> _REQUIRED WORK_
Starting at the line that contains "What seaborn and" and stopping at the line that contains "import seaborn as sns", transcribe every line of the material below exactly; pictures stay out.

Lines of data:
##############################

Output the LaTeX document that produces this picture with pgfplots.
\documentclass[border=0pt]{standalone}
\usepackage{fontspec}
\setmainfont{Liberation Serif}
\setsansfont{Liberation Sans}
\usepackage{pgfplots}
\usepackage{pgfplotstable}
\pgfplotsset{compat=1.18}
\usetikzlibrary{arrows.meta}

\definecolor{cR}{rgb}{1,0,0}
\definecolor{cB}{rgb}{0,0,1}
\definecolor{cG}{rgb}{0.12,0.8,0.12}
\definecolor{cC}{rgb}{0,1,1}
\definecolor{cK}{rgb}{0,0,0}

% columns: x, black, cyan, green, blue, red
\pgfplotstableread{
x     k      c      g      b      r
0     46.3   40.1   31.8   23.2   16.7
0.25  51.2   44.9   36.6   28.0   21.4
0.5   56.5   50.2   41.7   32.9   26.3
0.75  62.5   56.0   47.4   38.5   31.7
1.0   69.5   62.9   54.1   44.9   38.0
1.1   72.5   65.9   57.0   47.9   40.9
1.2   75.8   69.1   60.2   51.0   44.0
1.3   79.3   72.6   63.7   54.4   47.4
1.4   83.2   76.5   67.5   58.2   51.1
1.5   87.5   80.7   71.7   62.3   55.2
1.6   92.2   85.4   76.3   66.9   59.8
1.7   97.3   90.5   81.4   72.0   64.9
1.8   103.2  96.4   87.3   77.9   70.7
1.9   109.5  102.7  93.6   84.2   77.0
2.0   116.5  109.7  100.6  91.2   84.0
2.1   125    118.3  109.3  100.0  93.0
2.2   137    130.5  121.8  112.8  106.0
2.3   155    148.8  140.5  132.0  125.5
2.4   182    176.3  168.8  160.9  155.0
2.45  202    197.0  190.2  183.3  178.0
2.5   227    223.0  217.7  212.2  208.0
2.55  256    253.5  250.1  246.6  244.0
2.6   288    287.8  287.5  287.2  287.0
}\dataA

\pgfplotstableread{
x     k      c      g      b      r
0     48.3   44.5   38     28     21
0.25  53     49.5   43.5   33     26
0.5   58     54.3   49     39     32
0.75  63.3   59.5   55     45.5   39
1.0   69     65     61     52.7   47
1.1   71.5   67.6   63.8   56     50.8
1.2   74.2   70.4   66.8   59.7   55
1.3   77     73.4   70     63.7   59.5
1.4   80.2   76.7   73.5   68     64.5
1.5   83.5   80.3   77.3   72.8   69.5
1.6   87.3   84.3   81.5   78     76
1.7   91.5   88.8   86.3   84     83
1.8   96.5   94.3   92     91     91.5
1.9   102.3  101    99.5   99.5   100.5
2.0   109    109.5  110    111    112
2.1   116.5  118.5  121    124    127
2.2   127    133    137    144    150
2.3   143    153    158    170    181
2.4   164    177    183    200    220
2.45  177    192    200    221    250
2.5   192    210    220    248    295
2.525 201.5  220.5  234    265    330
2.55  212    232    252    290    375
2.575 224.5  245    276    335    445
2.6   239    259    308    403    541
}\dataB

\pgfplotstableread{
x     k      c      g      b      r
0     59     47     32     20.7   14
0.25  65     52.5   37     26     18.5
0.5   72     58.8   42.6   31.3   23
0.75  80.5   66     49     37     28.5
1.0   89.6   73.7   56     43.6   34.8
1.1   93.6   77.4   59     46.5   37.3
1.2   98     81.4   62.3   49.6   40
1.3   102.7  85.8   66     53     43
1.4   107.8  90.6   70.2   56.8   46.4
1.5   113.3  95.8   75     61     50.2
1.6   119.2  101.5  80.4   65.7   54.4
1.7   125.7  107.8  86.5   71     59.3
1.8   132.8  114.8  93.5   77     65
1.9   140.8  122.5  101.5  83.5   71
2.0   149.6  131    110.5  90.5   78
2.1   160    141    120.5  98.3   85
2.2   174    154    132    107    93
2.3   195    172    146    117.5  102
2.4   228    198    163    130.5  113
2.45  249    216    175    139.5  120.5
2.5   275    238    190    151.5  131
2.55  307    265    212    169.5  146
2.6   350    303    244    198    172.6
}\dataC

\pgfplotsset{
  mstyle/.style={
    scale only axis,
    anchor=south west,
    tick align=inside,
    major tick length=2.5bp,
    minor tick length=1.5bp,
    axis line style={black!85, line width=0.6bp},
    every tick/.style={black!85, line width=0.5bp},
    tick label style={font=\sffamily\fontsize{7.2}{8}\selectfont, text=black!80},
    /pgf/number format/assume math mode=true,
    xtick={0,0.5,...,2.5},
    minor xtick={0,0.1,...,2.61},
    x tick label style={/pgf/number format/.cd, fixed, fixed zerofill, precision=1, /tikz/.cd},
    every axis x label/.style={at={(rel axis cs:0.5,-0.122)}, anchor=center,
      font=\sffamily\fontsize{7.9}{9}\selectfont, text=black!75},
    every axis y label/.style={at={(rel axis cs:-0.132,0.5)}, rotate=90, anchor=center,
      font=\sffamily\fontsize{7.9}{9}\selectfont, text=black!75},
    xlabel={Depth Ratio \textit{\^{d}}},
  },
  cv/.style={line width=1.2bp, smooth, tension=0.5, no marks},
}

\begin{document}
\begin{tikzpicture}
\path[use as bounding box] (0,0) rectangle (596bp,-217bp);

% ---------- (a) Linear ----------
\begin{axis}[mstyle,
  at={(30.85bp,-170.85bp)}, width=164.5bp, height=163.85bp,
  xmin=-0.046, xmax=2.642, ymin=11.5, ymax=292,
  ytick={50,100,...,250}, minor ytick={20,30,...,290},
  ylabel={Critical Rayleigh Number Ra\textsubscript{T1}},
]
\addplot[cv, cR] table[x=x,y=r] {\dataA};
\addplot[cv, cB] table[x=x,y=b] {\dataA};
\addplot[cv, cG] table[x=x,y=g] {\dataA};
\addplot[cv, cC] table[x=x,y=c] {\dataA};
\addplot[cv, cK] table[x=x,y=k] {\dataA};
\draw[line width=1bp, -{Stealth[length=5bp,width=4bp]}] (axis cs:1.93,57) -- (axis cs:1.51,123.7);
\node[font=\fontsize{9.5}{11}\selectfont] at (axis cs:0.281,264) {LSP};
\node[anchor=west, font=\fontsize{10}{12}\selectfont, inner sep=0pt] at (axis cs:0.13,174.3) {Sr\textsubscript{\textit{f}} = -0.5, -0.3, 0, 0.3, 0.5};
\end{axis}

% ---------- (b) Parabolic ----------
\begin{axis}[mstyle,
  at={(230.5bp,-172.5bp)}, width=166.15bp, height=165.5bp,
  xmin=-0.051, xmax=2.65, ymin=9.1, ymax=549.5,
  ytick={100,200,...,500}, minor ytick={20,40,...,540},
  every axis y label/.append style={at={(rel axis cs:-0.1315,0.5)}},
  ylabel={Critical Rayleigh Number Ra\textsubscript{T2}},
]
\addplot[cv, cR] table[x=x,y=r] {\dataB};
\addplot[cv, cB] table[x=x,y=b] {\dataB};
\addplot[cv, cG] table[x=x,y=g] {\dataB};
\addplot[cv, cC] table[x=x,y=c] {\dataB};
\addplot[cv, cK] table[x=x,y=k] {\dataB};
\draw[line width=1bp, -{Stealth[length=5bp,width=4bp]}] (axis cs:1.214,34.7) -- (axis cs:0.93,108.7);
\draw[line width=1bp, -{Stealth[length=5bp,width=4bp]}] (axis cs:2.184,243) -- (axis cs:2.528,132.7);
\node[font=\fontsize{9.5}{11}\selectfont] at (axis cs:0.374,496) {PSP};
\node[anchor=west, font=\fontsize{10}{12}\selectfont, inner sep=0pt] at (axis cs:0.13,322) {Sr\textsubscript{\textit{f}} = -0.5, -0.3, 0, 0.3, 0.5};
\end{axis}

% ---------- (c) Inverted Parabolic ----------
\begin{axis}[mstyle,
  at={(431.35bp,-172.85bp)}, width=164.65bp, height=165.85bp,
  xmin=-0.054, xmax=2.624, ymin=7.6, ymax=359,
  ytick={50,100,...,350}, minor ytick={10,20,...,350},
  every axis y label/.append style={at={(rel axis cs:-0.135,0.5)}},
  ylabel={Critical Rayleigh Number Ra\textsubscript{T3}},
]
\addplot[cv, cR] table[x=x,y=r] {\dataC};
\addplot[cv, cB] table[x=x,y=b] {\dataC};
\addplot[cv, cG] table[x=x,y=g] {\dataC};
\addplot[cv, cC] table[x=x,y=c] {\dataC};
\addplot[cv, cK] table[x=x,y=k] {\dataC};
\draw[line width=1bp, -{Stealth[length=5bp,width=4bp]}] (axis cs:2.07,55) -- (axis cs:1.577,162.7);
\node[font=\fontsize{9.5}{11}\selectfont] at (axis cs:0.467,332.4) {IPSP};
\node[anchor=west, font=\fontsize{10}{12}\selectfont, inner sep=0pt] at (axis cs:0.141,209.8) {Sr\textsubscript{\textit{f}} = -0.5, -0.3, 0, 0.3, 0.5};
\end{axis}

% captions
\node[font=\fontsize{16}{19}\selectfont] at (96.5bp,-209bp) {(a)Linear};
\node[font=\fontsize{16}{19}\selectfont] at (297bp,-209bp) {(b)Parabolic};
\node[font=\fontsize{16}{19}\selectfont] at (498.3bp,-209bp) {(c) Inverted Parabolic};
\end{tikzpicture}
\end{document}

##############################

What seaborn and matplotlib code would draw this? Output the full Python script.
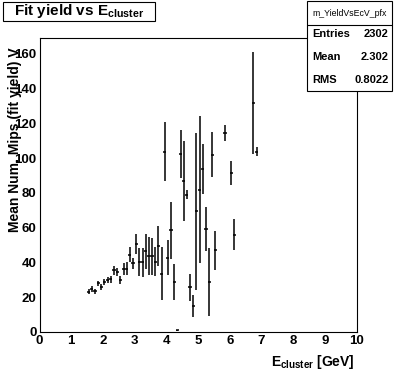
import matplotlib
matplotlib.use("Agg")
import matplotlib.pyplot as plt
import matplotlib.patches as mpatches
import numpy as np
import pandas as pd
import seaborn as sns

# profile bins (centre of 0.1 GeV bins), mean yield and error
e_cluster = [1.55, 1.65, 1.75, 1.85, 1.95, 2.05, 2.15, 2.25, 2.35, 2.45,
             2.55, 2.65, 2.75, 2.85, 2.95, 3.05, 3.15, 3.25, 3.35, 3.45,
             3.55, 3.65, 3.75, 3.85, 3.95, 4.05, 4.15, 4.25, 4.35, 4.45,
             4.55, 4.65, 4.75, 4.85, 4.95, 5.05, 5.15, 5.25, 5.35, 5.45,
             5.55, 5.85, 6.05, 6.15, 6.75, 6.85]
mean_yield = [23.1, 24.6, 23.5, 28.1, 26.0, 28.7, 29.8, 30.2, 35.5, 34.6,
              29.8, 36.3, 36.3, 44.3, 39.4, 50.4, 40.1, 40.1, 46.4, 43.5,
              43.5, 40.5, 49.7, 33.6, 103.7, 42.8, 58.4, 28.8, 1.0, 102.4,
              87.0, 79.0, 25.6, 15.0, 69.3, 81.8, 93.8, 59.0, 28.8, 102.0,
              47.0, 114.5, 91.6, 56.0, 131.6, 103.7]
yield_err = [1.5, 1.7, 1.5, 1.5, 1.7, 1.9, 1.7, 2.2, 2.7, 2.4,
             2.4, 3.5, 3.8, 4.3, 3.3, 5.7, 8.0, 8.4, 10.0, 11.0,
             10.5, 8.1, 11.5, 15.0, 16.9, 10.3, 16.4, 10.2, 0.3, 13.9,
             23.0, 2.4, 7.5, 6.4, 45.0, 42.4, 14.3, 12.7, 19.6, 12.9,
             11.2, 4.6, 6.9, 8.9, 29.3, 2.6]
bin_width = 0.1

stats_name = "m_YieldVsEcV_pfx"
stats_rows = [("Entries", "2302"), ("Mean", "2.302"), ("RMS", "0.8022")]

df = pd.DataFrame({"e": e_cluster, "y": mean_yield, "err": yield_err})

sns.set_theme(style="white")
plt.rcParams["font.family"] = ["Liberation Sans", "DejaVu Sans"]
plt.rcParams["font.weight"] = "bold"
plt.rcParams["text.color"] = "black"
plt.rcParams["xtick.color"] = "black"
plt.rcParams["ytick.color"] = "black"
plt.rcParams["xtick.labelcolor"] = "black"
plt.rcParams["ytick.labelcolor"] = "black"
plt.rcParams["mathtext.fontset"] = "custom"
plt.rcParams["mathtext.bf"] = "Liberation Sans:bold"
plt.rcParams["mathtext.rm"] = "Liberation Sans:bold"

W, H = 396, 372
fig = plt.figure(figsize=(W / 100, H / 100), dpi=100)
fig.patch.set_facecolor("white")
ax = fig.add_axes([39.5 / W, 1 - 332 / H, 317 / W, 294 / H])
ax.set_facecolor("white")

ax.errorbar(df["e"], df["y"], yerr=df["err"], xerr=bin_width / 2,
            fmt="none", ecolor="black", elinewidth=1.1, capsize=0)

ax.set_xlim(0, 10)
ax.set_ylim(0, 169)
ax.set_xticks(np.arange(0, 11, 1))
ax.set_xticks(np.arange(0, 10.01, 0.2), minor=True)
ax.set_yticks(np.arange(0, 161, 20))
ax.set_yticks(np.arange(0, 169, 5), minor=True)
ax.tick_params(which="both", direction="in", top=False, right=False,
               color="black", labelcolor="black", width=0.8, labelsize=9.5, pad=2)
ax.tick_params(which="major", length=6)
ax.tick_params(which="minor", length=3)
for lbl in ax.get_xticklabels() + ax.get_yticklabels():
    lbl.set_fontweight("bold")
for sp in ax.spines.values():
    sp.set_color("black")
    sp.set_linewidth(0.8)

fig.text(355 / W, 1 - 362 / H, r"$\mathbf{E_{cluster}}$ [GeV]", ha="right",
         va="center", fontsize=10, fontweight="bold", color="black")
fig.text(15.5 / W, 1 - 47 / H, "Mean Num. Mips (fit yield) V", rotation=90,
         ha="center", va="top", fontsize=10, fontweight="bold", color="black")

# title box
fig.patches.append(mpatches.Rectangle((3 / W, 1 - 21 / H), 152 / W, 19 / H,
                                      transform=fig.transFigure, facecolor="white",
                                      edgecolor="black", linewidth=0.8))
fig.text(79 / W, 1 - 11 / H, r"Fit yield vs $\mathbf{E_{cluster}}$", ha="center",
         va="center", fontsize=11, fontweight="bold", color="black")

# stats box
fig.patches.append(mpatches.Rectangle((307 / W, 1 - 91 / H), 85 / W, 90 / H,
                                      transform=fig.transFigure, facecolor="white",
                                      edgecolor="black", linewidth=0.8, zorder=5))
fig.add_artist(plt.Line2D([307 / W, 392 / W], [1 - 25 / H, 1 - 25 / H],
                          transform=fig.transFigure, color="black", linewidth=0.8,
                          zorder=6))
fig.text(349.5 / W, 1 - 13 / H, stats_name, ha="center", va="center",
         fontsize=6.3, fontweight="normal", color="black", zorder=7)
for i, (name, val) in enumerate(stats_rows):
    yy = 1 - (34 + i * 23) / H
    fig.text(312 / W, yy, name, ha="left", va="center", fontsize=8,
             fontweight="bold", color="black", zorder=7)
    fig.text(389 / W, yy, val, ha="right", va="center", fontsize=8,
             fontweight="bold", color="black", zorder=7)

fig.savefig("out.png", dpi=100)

##############################

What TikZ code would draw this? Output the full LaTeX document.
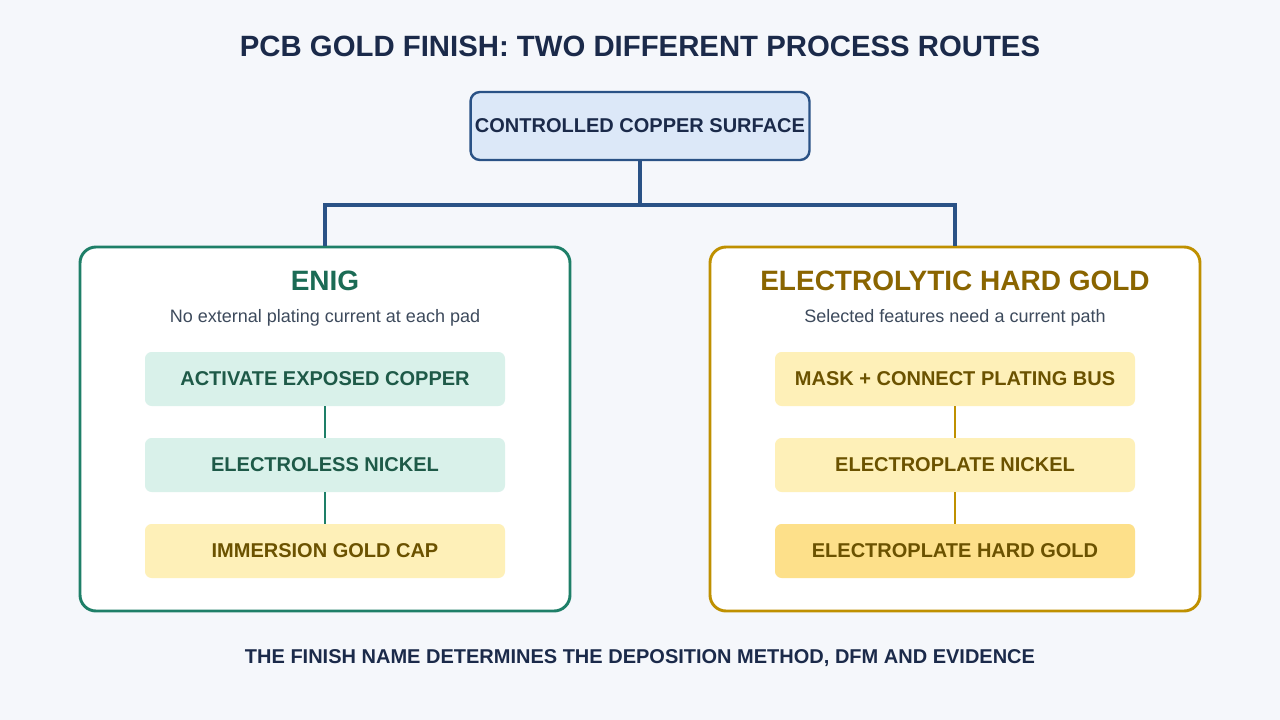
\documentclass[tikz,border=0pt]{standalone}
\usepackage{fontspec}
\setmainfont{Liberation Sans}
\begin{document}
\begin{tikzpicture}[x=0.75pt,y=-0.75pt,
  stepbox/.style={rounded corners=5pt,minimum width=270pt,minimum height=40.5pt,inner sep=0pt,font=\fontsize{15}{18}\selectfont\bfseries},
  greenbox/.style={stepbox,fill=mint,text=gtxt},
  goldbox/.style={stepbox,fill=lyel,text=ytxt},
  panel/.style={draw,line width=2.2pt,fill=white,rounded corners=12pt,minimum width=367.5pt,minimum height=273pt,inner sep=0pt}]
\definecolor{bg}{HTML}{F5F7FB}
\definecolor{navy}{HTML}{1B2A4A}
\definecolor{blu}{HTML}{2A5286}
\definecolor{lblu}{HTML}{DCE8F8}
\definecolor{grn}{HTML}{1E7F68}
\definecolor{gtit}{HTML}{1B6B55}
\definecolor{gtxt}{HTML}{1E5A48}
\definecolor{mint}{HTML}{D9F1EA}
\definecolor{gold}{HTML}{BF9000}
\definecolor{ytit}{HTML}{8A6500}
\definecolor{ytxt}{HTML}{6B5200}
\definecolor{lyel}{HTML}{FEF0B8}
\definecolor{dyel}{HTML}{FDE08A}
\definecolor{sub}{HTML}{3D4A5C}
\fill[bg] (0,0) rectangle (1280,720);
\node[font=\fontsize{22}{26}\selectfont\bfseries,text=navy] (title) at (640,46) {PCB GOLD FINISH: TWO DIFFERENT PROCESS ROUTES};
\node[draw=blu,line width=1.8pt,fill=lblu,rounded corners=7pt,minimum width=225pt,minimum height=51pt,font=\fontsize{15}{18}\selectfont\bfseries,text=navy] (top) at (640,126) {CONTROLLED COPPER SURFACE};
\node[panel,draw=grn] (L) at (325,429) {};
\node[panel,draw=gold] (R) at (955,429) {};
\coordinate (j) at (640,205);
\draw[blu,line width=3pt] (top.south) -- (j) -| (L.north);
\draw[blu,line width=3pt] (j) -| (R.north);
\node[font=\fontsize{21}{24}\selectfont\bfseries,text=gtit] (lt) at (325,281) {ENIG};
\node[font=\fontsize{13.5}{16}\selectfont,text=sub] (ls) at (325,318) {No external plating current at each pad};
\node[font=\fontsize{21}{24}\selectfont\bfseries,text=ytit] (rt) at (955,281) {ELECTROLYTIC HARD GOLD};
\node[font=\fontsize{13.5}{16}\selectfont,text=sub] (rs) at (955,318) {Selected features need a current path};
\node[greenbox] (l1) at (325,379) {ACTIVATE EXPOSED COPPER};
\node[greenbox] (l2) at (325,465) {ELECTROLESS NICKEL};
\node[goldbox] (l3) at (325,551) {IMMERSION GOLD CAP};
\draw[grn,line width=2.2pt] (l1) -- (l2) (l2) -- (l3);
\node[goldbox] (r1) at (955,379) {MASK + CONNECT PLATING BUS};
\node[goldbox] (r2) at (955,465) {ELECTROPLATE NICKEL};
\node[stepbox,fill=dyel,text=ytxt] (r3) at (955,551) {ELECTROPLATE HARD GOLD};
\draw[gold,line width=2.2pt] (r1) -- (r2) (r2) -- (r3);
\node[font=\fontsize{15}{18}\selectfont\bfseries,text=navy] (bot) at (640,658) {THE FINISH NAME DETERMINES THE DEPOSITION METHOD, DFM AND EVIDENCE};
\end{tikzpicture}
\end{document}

##############################

> _REPLY_
What seaborn and matplotlib code would draw this? Output the full Python script.
import matplotlib
matplotlib.use("Agg")
import matplotlib.pyplot as plt
import matplotlib.patches as mpatches
import numpy as np
import pandas as pd
import seaborn as sns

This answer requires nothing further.